In other words, the cost penalty of nuclear power gets significantly less important as ship size goes up. This makes small Surface combatants look very unappealing since they are right at the point where they are most heavily penalized by that cost. In US Navy terms, if we had a putative nuclear-powered Arleigh Burke, building it as an escort for the CVNs will reduce the screen by one ship. Now, we have to ask ourselves, do we want our CVN escorted by four DDGNs or five DDGs? That's a good point of debate.

Then we have the time taken to refuel nuclear-powered ships. They do not require fuelling often but when they do, it takes a long time (2 - 3 years) and costs a fortune. In some ways that's artificial since we do a lot of work in that refueling period but that brings problems all of its own especially at a time when the speed of weapons and sensors development is picking up. essentially, waiting for half a ship's life to pass before upgrading her weapons and sensors (and battle management system) is no longer acceptable - but pulling nuclear powered ship in between refuelings wastes precious tween refueling life.
 
Uh, maybe I've oversimplifying this, but wouldn't the trim problem be solved by having water tanks in the bottom of the ship that could pump in water from the sea and then pump it around the ship?
 
Arguably why not just combined nuclear-diesel? Then you don't have the volumetric waste that is the massive air intakes and uptakes for a gas turbine that are its main weakness. For high speed and economical cruising you use the nuke; for everything else the diesels.

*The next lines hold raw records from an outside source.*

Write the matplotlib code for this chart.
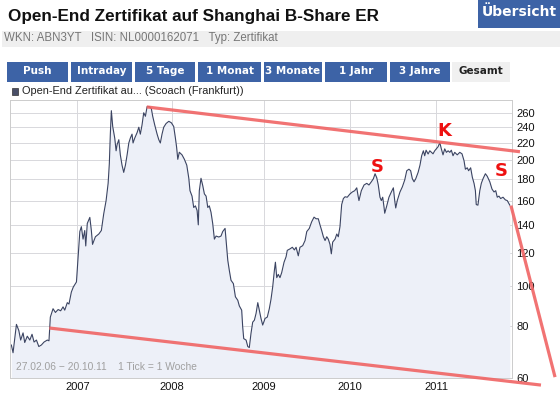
import matplotlib
matplotlib.use("Agg")
from matplotlib import pyplot as plt
from matplotlib.patches import Rectangle
from matplotlib.ticker import FixedLocator, FixedFormatter, NullLocator

# Kursverlauf: x = Tick-Nummer (1 Tick = 1 Woche), y = Kurs
ticks = [0, 1.0, 3.0, 4.4, 5.5, 6.9, 7.9, 9.4, 10.9, 12.2, 13.4, 14.8, 16.2, 17.7, 19.3,
         21.2, 22.2, 23.0, 24.6, 26.0, 27.6, 29.1, 30.5, 31.5, 33.0, 34.0, 35.4, 36.6, 38.4,
         39.4, 40.4, 41.3, 42.3, 43.3, 43.9, 44.8, 46.3, 47.2, 47.9, 49.6, 51.6, 53.1, 54.5,
         55.9, 57.1, 57.8, 58.4, 59.0, 59.8, 61.0, 61.8, 62.4, 63.4, 64.3, 65.3, 66.3, 67.3,
         68.3, 69.3, 70.2, 71.2, 71.8, 72.8, 74.2, 75.2, 76.1, 77.1, 78.1, 79.1, 80.1, 81.4,
         82.6, 83.4, 84.6, 86.0, 87.0, 87.9, 88.9, 89.9, 91.3, 92.9, 94.4, 95.8, 96.8, 97.5,
         98.2, 99.1, 100.7, 102.1, 103.5, 104.7, 105.4, 106.6, 107.6, 108.6, 109.6, 110.3,
         110.9, 111.9, 112.9, 113.9, 114.9, 115.9, 116.8, 117.8, 118.8, 119.8, 120.8, 122.4,
         123.7, 124.7, 126.1, 126.7, 127.7, 128.6, 129.6, 131.0, 132.2, 133.6, 134.5, 135.9,
         136.5, 137.1, 138.5, 139.5, 140.4, 141.4, 142.4, 143.4, 144.4, 145.4, 146.3, 147.3,
         148.3, 149.7, 151.0, 152.2, 153.2, 154.2, 155.2, 155.8, 156.6, 157.5, 158.5, 159.5,
         160.9, 162.1, 162.8, 164.4, 165.8, 167.0, 168.0, 169.3, 170.3, 171.9, 173.3, 174.3,
         175.8, 177.2, 178.6, 179.8, 181.1, 182.1, 183.1, 184.1, 185.1, 186.1, 187.0, 188.0,
         188.8, 189.6, 191.0, 192.0, 192.9, 193.9, 194.9, 195.9, 196.9, 198.2, 199.8, 201.2,
         202.6, 203.8, 204.6, 205.1, 206.5, 208.1, 209.7, 211.0, 212.4, 213.6, 214.6, 215.6,
         216.5, 217.5, 218.3, 219.1, 219.9, 220.3, 221.5, 222.8, 224.2, 225.4, 226.2, 226.8,
         227.7, 229.3, 230.7, 232.1, 233.3, 234.6, 235.6, 236.6, 237.6, 238.6, 240.0, 241.1,
         242.1, 243.1, 243.9, 244.7, 245.9, 246.9, 248.8, 249.8, 250.8, 251.8, 252.8, 253.7,
         254.7, 255.7, 256.7, 257.7, 258.7, 259.6, 260.6, 261.6, 263.1, 264.6, 265.9, 267.1,
         267.9, 269.0, 269.8, 271.0, 272.0, 273.0, 273.8, 274.3, 275.3, 276.4, 277.3, 278.3,
         279.7, 280.8, 282.3, 283.6, 284.8, 285.8, 286.7, 287.7, 288.7, 290.1, 291.5, 292.6,
         294.1]
kurs = [72, 69, 80.7, 78, 74, 77, 73, 75.6, 74, 76.4, 73.2, 74, 71.4, 72, 73.2,
        74, 73.7, 84, 88, 86.2, 87.6, 87, 88.9, 87.3, 91, 90.3, 96.5, 99.3, 102,
        117.3, 134.8, 138.5, 129.3, 135.6, 124.5, 141, 145.8, 135.6, 125.6, 131, 133, 135.6, 148.7,
        160, 176, 196, 231, 263, 241, 226, 210.7, 218, 224, 206, 194.6, 187, 194.6,
        206, 220, 226, 231, 220, 226, 233, 240, 231, 243, 260, 255, 269, 269,
        266, 255, 243, 231, 224, 220, 231, 240, 245, 248, 246, 241, 226, 215,
        201, 209, 206, 201, 194.6, 181, 169, 164, 154, 155.4, 151.4, 139.9,
        169, 181, 174, 166, 164, 154, 155.4, 150, 141, 129.3, 131.5, 130.8,
        131.5, 134.8, 137.2, 128.3, 115, 108.8, 103, 101.1, 94, 92.2, 89.4, 87.3,
        79.6, 74.6, 74, 71.4, 71, 76.8, 81.7, 82.6, 85.8, 91, 87.3, 83.4,
        80.4, 83.4, 84, 88, 92.7, 99.3, 108.8, 113.8, 104.5, 106.4, 104.5, 107.4,
        113.8, 117.3, 121.5, 122.5, 123.6, 121.8, 123.6, 117.9, 123.6, 124.7, 128.3, 134.8,
        137.2, 142.3, 146, 144.7, 144.7, 139.9, 135.6, 131, 128.3, 131, 129.3, 125.6,
        119.2, 127.2, 129.3, 133, 131, 138.5, 156.5, 161.8, 163.4, 163, 166, 167.8,
        169, 171.7, 164, 160, 169, 174.4, 176, 174.4, 177.5, 180.5, 185.6, 181.5,
        174.4, 163, 160, 163, 154.2, 149.2, 155.4, 163, 167.8, 171.7, 160, 153.6,
        160, 167.8, 172.6, 179.3, 188.7, 190.3, 188.7, 180.5, 177.5, 180.5, 187, 194.6,
        205, 210.7, 205, 211.4, 207, 210.7, 207.2, 210.7, 213, 215.5, 220.5, 213,
        206, 213, 208.9, 210.7, 208.9, 211.4, 205, 208.9, 206, 208.9, 207.2, 199.4,
        190.3, 191.8, 188.7, 191.8, 182, 176, 169, 156.5, 156, 169, 176, 180.5,
        185.6, 183, 177.5, 170.5, 167.8, 169, 163, 164, 161.8, 163, 160.6, 160,
        156]

year_ticks = [38.9, 94.8, 149.1, 199.8, 250.8]
year_labels = ["2007", "2008", "2009", "2010", "2011"]
y_ticks = [60, 80, 100, 120, 140, 160, 180, 200, 220, 240, 260]

# eingezeichnete Trendlinien (Tick, Kurs)
trend_oben_x = [79.9, 300.1]
trend_oben_y = [268.5, 209.6]
trend_unten_x = [22.4, 312.5]
trend_unten_y = [79.1, 57.7]
trend_bruch_x = [294.8, 320.8]
trend_bruch_y = [155.6, 60.3]
marken = ["S", "K", "S"]
marken_x = [215.6, 255.5, 289.3]
marken_y = [192.2, 235, 188.7]

tabs = ["Push", "Intraday", "5 Tage", "1 Monat", "3 Monate", "1 Jahr", "3 Jahre", "Gesamt"]
tab_edges = [(7.3, 67.5), (71, 131.7), (135, 195), (198.3, 261), (263.5, 322),
             (325, 386.7), (389.5, 450), (452, 510)]

W, H = 560, 396
BLUE = "#3d63a6"


def fx(x):
    return x / W


def fy(y):
    return 1 - y / H


fig = plt.figure(figsize=(5.6, 3.96), dpi=100)
fig.patch.set_facecolor("white")

# Kopfbereich
fig.text(fx(8), fy(16), "Open-End Zertifikat auf Shanghai B-Share ER", fontsize=12.3,
         fontweight="bold", family="Liberation Sans", color="#111111", va="center")
fig.add_artist(Rectangle((fx(478), fy(28)), (W - 478) / W, 28 / H, transform=fig.transFigure,
                         color=BLUE, lw=0))
fig.text(fx(482), fy(12), "Übersicht", fontsize=10, fontweight="bold", family="DejaVu Sans",
         color="white", va="center")
fig.add_artist(Rectangle((fx(2), fy(47)), (W - 2) / W, 16.5 / H, transform=fig.transFigure,
                         color="#efefef", lw=0))
fig.text(fx(4), fy(38.5), "WKN: ABN3YT   ISIN: NL0000162071   Typ: Zertifikat", fontsize=8.3,
         family="Liberation Sans", color="#777777", va="center")

for name, (x0, x1) in zip(tabs, tab_edges):
    aktiv = name == "Gesamt"
    fig.add_artist(Rectangle((fx(x0), fy(81.7)), (x1 - x0) / W, 20 / H, transform=fig.transFigure,
                             color="#f0f0f0" if aktiv else BLUE, lw=0))
    fig.text(fx((x0 + x1) / 2), fy(71.5), name, fontsize=7.5, fontweight="bold",
             family="DejaVu Sans", color="#222222" if aktiv else "white", ha="center", va="center")

# Legende
fig.add_artist(Rectangle((fx(11.5), fy(95)), 6.5 / W, 6.5 / H, transform=fig.transFigure,
                         facecolor="#4a4f68", edgecolor="#333333", lw=0.5))
fig.text(fx(22), fy(91.5), "Open-End Zertifikat au... (Scoach (Frankfurt))", fontsize=7.9,
         family="Liberation Sans", color="#222222", va="center")

# Chart
ax = fig.add_axes([fx(10), fy(378), (512 - 10) / W, (378 - 100) / H])
ax.set_yscale("log")
ax.fill_between(ticks, kurs, 50, color="#edf0f8", lw=0)
ax.plot(ticks, kurs, color="#3b4462", lw=0.8)
ax.set_xlim(-0.8, 295.4)
ax.set_ylim(60, 279)

ax.yaxis.set_major_locator(FixedLocator(y_ticks))
ax.yaxis.set_major_formatter(FixedFormatter([str(v) for v in y_ticks]))
ax.yaxis.set_minor_locator(NullLocator())
ax.yaxis.tick_right()
ax.set_xticks(year_ticks)
ax.set_xticklabels(year_labels)
ax.tick_params(axis="both", length=0, labelsize=8, colors="#111111", pad=3)
for lbl in ax.get_xticklabels() + ax.get_yticklabels():
    lbl.set_family("Liberation Sans")
ax.grid(True, color="#d8d8dc", lw=0.7)
ax.set_axisbelow(True)
for sp in ax.spines.values():
    sp.set_color("#cccccc")
    sp.set_linewidth(0.7)

ax.text(0.012, 0.022, "27.02.06 \u2212 20.10.11    1 Tick = 1 Woche", transform=ax.transAxes,
        fontsize=7.4, family="Liberation Sans", color="#a0a0a0", va="bottom")

# Trendlinien und Markierungen
for xs, ys in [(trend_oben_x, trend_oben_y), (trend_unten_x, trend_unten_y),
               (trend_bruch_x, trend_bruch_y)]:
    ax.plot(xs, ys, color="#f06464", lw=2.3, alpha=0.9, clip_on=False, solid_capstyle="butt",
            zorder=5)
for m, x, y in zip(marken, marken_x, marken_y):
    ax.text(x, y, m, fontsize=13, fontweight="bold", family="DejaVu Sans", color="#ee1111",
            ha="center", va="center", zorder=6)

fig.savefig("out.png", dpi=100)
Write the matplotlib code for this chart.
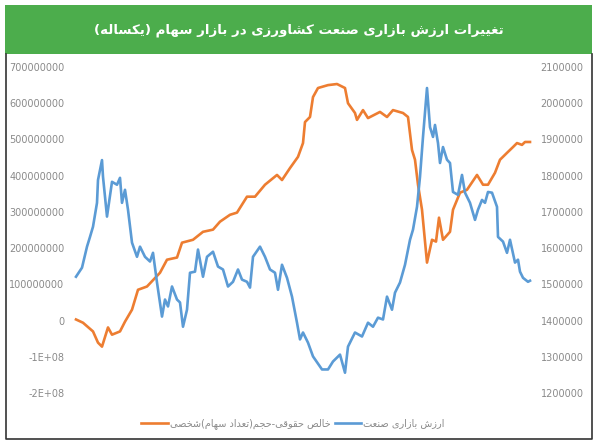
import matplotlib
matplotlib.use('Agg')
import matplotlib.pyplot as plt
from matplotlib.patches import Rectangle
from matplotlib.lines import Line2D

# data
title = 'تغییرات ارزش بازاری صنعت کشاورزی در بازار سهام (یکساله)'
label_orange = 'خالص حقوقی-حجم(تعداد سهام)شخصی'
label_blue = 'ارزش بازاری صنعت'

orange_day = [0, 7, 17, 22, 26, 32, 36, 44, 49, 56, 62, 71, 84, 91, 101, 106, 117, 127, 137, 144,
              154, 161, 171, 179, 189, 201, 206, 214, 222, 227, 229, 234, 237, 242, 252, 261, 269, 272, 279, 281,
              287, 292, 304, 311, 317, 327, 332, 336, 339, 342, 346, 351, 356, 360, 363, 367, 374, 377, 384, 391,
              401, 407, 412, 419, 424, 431, 437, 441, 446, 449, 454]
orange_val = [3, -6, -30, -61, -72, -19, -39, -30, -3, 30, 85, 94, 132, 168, 174, 215, 223, 245, 251, 273,
              292, 298, 342, 342, 375, 402, 388, 421, 452, 490, 548, 562, 617, 642, 650, 653, 642, 600, 573, 554,
              581, 559, 576, 562, 581, 573, 562, 471, 444, 375, 306, 160, 223, 218, 284, 223, 245, 306, 353, 361,
              402, 375, 375, 408, 444, 463, 479, 490, 485, 493, 493]  # millions

blue_day = [0, 6, 11, 14, 17, 21, 22, 26, 27, 31, 36, 41, 44, 46, 49, 52, 56, 61, 64, 69,
            74, 77, 81, 86, 89, 92, 96, 101, 104, 107, 111, 114, 119, 122, 127, 131, 137, 142, 147, 152,
            157, 162, 166, 171, 174, 177, 184, 189, 194, 199, 202, 206, 211, 216, 221, 224, 227, 232, 237, 246,
            252, 257, 264, 269, 272, 279, 286, 292, 297, 302, 307, 311, 316, 319, 324, 329, 334, 337, 341, 344,
            347, 351, 354, 357, 359, 362, 364, 367, 371, 374, 377, 382, 386, 389, 394, 399, 402, 406, 409, 412,
            416, 421, 422, 427, 431, 434, 439, 442, 444, 447, 452, 454]
blue_val = [1521, 1546, 1604, 1631, 1659, 1725, 1788, 1843, 1797, 1687, 1783, 1775, 1794, 1725, 1761, 1706, 1615, 1576, 1604, 1576,
            1563, 1587, 1505, 1411, 1458, 1439, 1494, 1458, 1450, 1383, 1430, 1532, 1535, 1596, 1521, 1576, 1590, 1549, 1541, 1494,
            1507, 1541, 1513, 1507, 1491, 1576, 1604, 1576, 1541, 1532, 1485, 1554, 1518, 1466, 1394, 1348, 1367, 1339, 1301, 1265,
            1265, 1287, 1306, 1256, 1328, 1367, 1356, 1394, 1383, 1408, 1403, 1466, 1430, 1477, 1505, 1554, 1623, 1651, 1714, 1797,
            1907, 2042, 1934, 1907, 1940, 1890, 1835, 1879, 1844, 1835, 1755, 1747, 1802, 1753, 1725, 1678, 1706, 1733, 1725, 1755,
            1753, 1714, 1631, 1618, 1587, 1623, 1560, 1568, 1535, 1518, 1507, 1510]  # thousands

left_ticks = [-200e6, -100e6, 0, 100e6, 200e6, 300e6, 400e6, 500e6, 600e6, 700e6]
left_labels = ['-2E+08', '-1E+08', '0', '100000000', '200000000', '300000000',
               '400000000', '500000000', '600000000', '700000000']
right_ticks = [1200000 + 100000 * i for i in range(10)]

# arabic presentation forms: isolated, final, initial, medial
FORMS = {
    'ا': ('\uFE8D', '\uFE8E', None, None),
    'ب': ('\uFE8F', '\uFE90', '\uFE91', '\uFE92'),
    'ت': ('\uFE95', '\uFE96', '\uFE97', '\uFE98'),
    'ج': ('\uFE9D', '\uFE9E', '\uFE9F', '\uFEA0'),
    'ح': ('\uFEA1', '\uFEA2', '\uFEA3', '\uFEA4'),
    'خ': ('\uFEA5', '\uFEA6', '\uFEA7', '\uFEA8'),
    'د': ('\uFEA9', '\uFEAA', None, None),
    'ر': ('\uFEAD', '\uFEAE', None, None),
    'ز': ('\uFEAF', '\uFEB0', None, None),
    'س': ('\uFEB1', '\uFEB2', '\uFEB3', '\uFEB4'),
    'ش': ('\uFEB5', '\uFEB6', '\uFEB7', '\uFEB8'),
    'ص': ('\uFEB9', '\uFEBA', '\uFEBB', '\uFEBC'),
    'ع': ('\uFEC9', '\uFECA', '\uFECB', '\uFECC'),
    'غ': ('\uFECD', '\uFECE', '\uFECF', '\uFED0'),
    'ق': ('\uFED5', '\uFED6', '\uFED7', '\uFED8'),
    'ل': ('\uFEDD', '\uFEDE', '\uFEDF', '\uFEE0'),
    'م': ('\uFEE1', '\uFEE2', '\uFEE3', '\uFEE4'),
    'ن': ('\uFEE5', '\uFEE6', '\uFEE7', '\uFEE8'),
    'ه': ('\uFEE9', '\uFEEA', '\uFEEB', '\uFEEC'),
    'و': ('\uFEED', '\uFEEE', None, None),
    'ی': ('\uFBFC', '\uFBFD', '\uFBFE', '\uFBFF'),
    'ک': ('\uFB8E', '\uFB8F', '\uFB90', '\uFB91'),
}


def rtl(text):
    out = []
    for i, ch in enumerate(text):
        if ch not in FORMS:
            out.append(ch)
            continue
        prev = text[i - 1] if i > 0 else ''
        nxt = text[i + 1] if i + 1 < len(text) else ''
        jp = prev in FORMS and FORMS[prev][2] is not None
        jn = FORMS[ch][2] is not None and nxt in FORMS
        f = FORMS[ch]
        if jp and jn:
            out.append(f[3])
        elif jp:
            out.append(f[1])
        elif jn:
            out.append(f[2])
        else:
            out.append(f[0])
    swap = {'(': ')', ')': '('}
    return ''.join(swap.get(c, c) for c in reversed(out))


plt.rcParams['font.family'] = ['DejaVu Sans']

fig = plt.figure(figsize=(5.97, 4.48), dpi=100)
W, H = 597, 448

# green banner + frame
fig.patches.append(Rectangle((5 / W, 1 - 54 / H), 587 / W, 49 / H, transform=fig.transFigure,
                             facecolor='#4cad4c', edgecolor='none', zorder=0))
fig.add_artist(Line2D([6 / W, 6 / W, 592 / W, 592 / W], [1 - 54 / H, 1 - 439 / H, 1 - 439 / H, 1 - 54 / H],
                      transform=fig.transFigure, color='#333333', lw=1.2))
fig.text(299 / W, 1 - 30 / H, rtl(title), color='white', fontsize=9.6, fontweight='bold',
         ha='center', va='center')

ax = fig.add_axes([70 / W, 1 - 393 / H, 465 / W, 326 / H])
ax2 = ax.twinx()

ln1, = ax.plot(orange_day, [v * 1e6 for v in orange_val], color='#ed7d31', lw=1.9)
ln2, = ax2.plot(blue_day, [v * 1e3 for v in blue_val], color='#5b9bd5', lw=1.9)

ax.set_xlim(-6, 459)
ax.set_ylim(-200e6, 700e6)
ax2.set_ylim(1200000, 2100000)
ax.set_yticks(left_ticks)
ax.set_yticklabels(left_labels)
ax2.set_yticks(right_ticks)
ax2.set_yticklabels([str(t) for t in right_ticks])
ax.set_xticks([])

for a in (ax, ax2):
    for s in a.spines.values():
        s.set_visible(False)
    a.tick_params(length=0, labelsize=7, labelcolor='#8a8a8a', pad=4)
    a.patch.set_visible(False)

fig.legend([ln1, ln2], [rtl(label_orange), rtl(label_blue)], ncol=2, loc='center',
           bbox_to_anchor=(293 / W, 1 - 424 / H), frameon=False, fontsize=7,
           labelcolor='#8a8a8a', handlelength=2.7, columnspacing=0.4, handletextpad=0.25)

fig.savefig('out.png', dpi=100)
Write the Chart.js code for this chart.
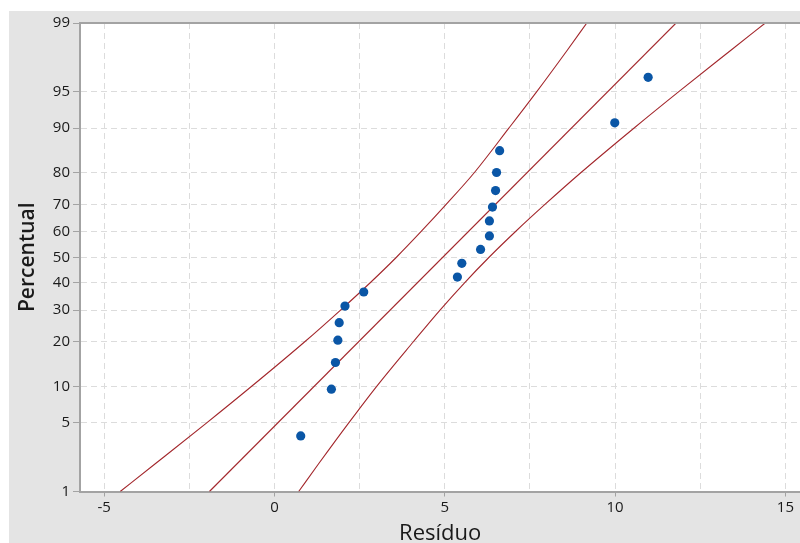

P.S. isn't that fixed cost per reactor so since we use redundant reactors our modern nukes are really about a $800 M premium on a carrier?
 
Uh, maybe I've oversimplifying this, but wouldn't the trim problem be solved by having water tanks in the bottom of the ship that could pump in water from the sea and then pump it around the ship?
These are called flume tanks and are used to control roll etc. The anti-roll system is quite valuable although these days we tend to use stabilizing fins instead. The system you suggest has several drawbacks for warship use. One is that it consumes internal volume that is at a premium for other purposes. Essentially its replacing a fuel oil tankage and pumping system and a better solution would be to fill it up with MFO and use it to supply conventionally powered ships. A second problem is damage control. The system you suggest would be an open path for flooding in the event of the ship being hit by something nasty (torpedo, mines, bombs, shells, other ships and large uncharted rocks). The worst enemy of a ship after fire is progressive flooding. This is where water seeps (or floods or torrents) throughout the ship and damage control efforts cannot establish a flooding perimeter. Progressive flooding by definition can't be stopped and will sink the ship in time unless we can get her back to port first. I was at a live-fire demonstration once of an air-launched anti-ship missile that had a pre-fragmented warhead. It exploded over the target ship (an old destroyer) and apparently didn't do any damage. Only every bulkhead and every deck had dozens of little holes in it about the size of my little finger. That ship was going down and nothing could save her. She wouldn't even be worth repairing. Recently, Helge Ingstad was a case of a ship that sank through progressive flooding, in this case through her hollow prop-shafts.

The third problem is cost. Essentially we would be installing a fuel system in the ship that had no real use. This adds to cost and would probably exceed the cost of designing and building her right to start with.
 
Having nuke ships carry fuel for buddy refueling of other escorts does seem nice in the abstract.
 
When they were reactivated for the last time, the Navy had to pull back long-retired veterans to man numerous systems because no one had the training for them anymore. That's even more true today, because with the last of the Kitty Hawk class retired a decade ago, there are zero ships in the United States Navy that use any kind of steam propulsion other than nuclear, and the nuclear sets run very, very different dynamics than conventionally fired boilers.
Um the youngest Sailors to have served on a Battleship are only 47 years old. We ain't exactly Geriactric.